As a hospice worker, I have companioned dozens of people through their physical journeys with death.  And, as a Spiritual Director, I have also companioned dozens of people through these “little deaths”.  And I promise – those little ones are of great benefit when we arrive at the final death of our life.

So, if I were Spiritual Director for either Romeo or Juliet, I would hope to do a better job than Friar Lawrence did.  Once their relationship had ended, there would be a funeral – but not of the variety that we have in the play.  Rather I would lead the young lover through a ceremony to honor the relationship that had passed; I would support the grief that is vital to healing.

Scholars have long argued about placing this play within Shakespeare’s canon of true tragedies; many contend that the main characters do not have fatal flaws – a necessary component in tragedy (for a commentary on the play that is equally enlightening and entertaining, see Thug Notes).

Hamlet’s indecisiveness, Macbeth’s ambition, King Lear’s pride – all fatal flaws that bring about total destruction.  Romeo and Juliet don’t have flaws like that; maybe they would have had they aged into adulthood.

The fatal flaw they have is one we all share:  they are humans who suffer many little deaths on the path to their final physical death.   Like us, they had to die.  Like them, the teenager I was who raged against this notion also had to die.

My children have both now also studied Romeo and Juliet in their Ninth Grade Honor’s English classes.  And I have suggested Mrs.
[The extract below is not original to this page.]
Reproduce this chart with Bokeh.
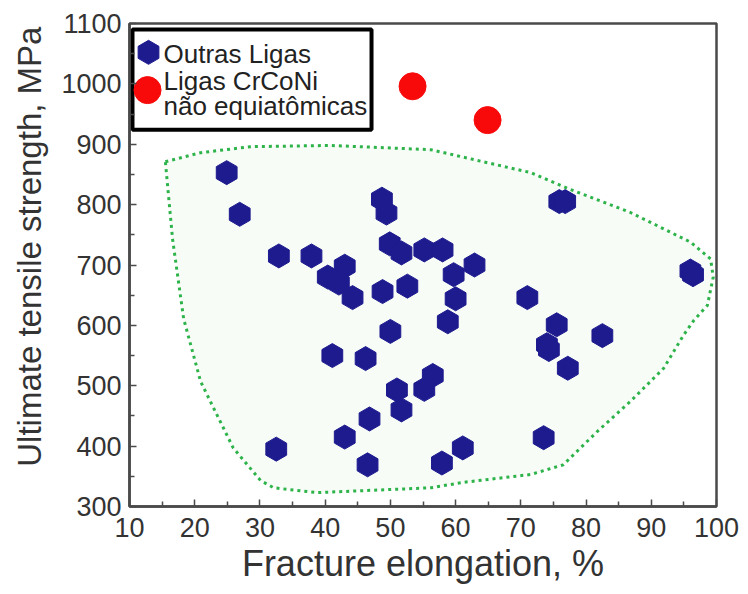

Feldhausen’s theory to them.  Neither one really connects with it.  My daughter thinks I’m totally out of touch and unromantic when I talk about such matters.  And my son contends that the only thing he learned from those star-crossed lovers is that “Shakespeare wrote some bad plays as well as good ones.”

I have no doubt that their opinions will change as they grow.  I also have no doubt that this growth will necessitate some little deaths, ones I hope they acknowledge and honor . . . just as I hope you acknowledge and honor each of the little deaths in your life.